On oublie que les belles choses donnent aussi une expérience agréable et sont recherchées par des utilisateurs esthètes. Donald Norman s’engage aussi pour la beauté pour elle-même, une recherche complémentaire et non plus tributaire de l’utilisabilité. La simple apparence des choses peut nous donner satisfaction. En d’autres termes : « aesthetics matter ».

Même subjective, l’esthétique fait l’objet de consensus culturels.

Définir la beauté est un acte subjectif et propre à chacun. Pour juger de la beauté graphique d’une interface, les critères sont moins objectifs que pour son utilisabilité qui se réfère par exemple au nombre d’erreurs chez les utilisateurs ou à la durée de réalisation de leur tâche. Au mieux, on peut se reposer sur les grandes tendances du web design et sur quelques éléments de bon goût.

Cependant, on peut objecter à cette vision que, culturellement, certains jugements font l’unanimité. Les sociétés occidentales définissent la beauté d’une manière spécifique et différente des sociétés orientales. Ces constantes permettent entre autres d’associer des couleurs à des émotions. Gérard Caron, fondateur de l’agence carré noir, a conceptualisé ce langage des couleurs.

L’esthétique a un impact cognitif sur l’utilisateur.

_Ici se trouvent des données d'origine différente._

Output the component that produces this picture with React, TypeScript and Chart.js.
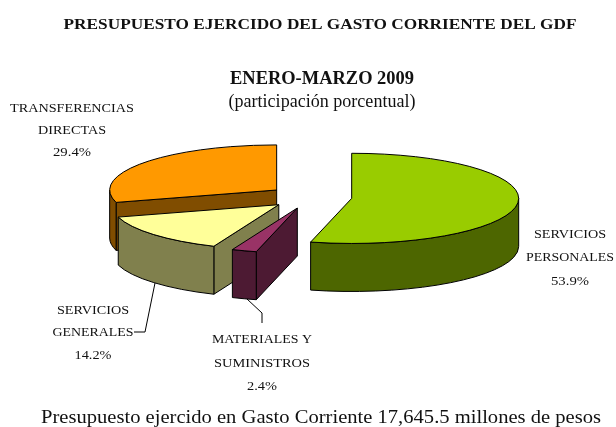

Les recherches en psychologie cognitive soulignent que la beauté d’une interface peut jouer sur l’affect et avoir une incidence sur le comportement de l’utilisateur et la performance de l’utilisation. On parle d’ailleurs de « plaisir » à l’utilisation. Isen, Daubman et Nowicki ont montré que l’humeur influence le raisonnement, l’apprentissage et la compréhension des informations traitées dans l’étude « Positive affect facilitates creative problem solving ».

La beauté visuelle des interfaces aura tendance à induire un affect positif et à générer des habitudes. Au contraire, une interface inesthétique produira un affect négatif agissant en interférence sur la cognition. Il faut toutefois préciser que l’étude des humeurs et de leur influence sur la cognition est complexe, d’autres paramètres comme la personnalité entrent en jeu et modèrent ces résultats.

L’utilisabilité, c’est bien plus que la facilité d’utilisation.

Si on reprend la définition même de l’utilisabilité (norme ISO 9241), on se rend compte que la satisfaction de l’utilisateur est un critère de l’utilisabilité, bien qu’il ne soit pas facile à mesurer. Dans ces conditions, le design est un moyen supplémentaire de satisfaire l’utilisateur. Un utilisateur sera plus indulgent avec l’utilisabilité d’une interface qui est belle. C’est la problématique de la « good experience ».

Un utilisateur ne se rend pas compte aussi facilement des défauts d’utilisabilité. Il est difficile de réaliser que l’on pourrait être plus efficace ou plus rapide avec une interface conçue autrement. Au contraire, le jugement esthétique est immédiat. On sait tout de suite si le design de l’interface plaît ou non. C’est une perception qui définira la « première impression » et aussi en partie l’indice de satisfaction.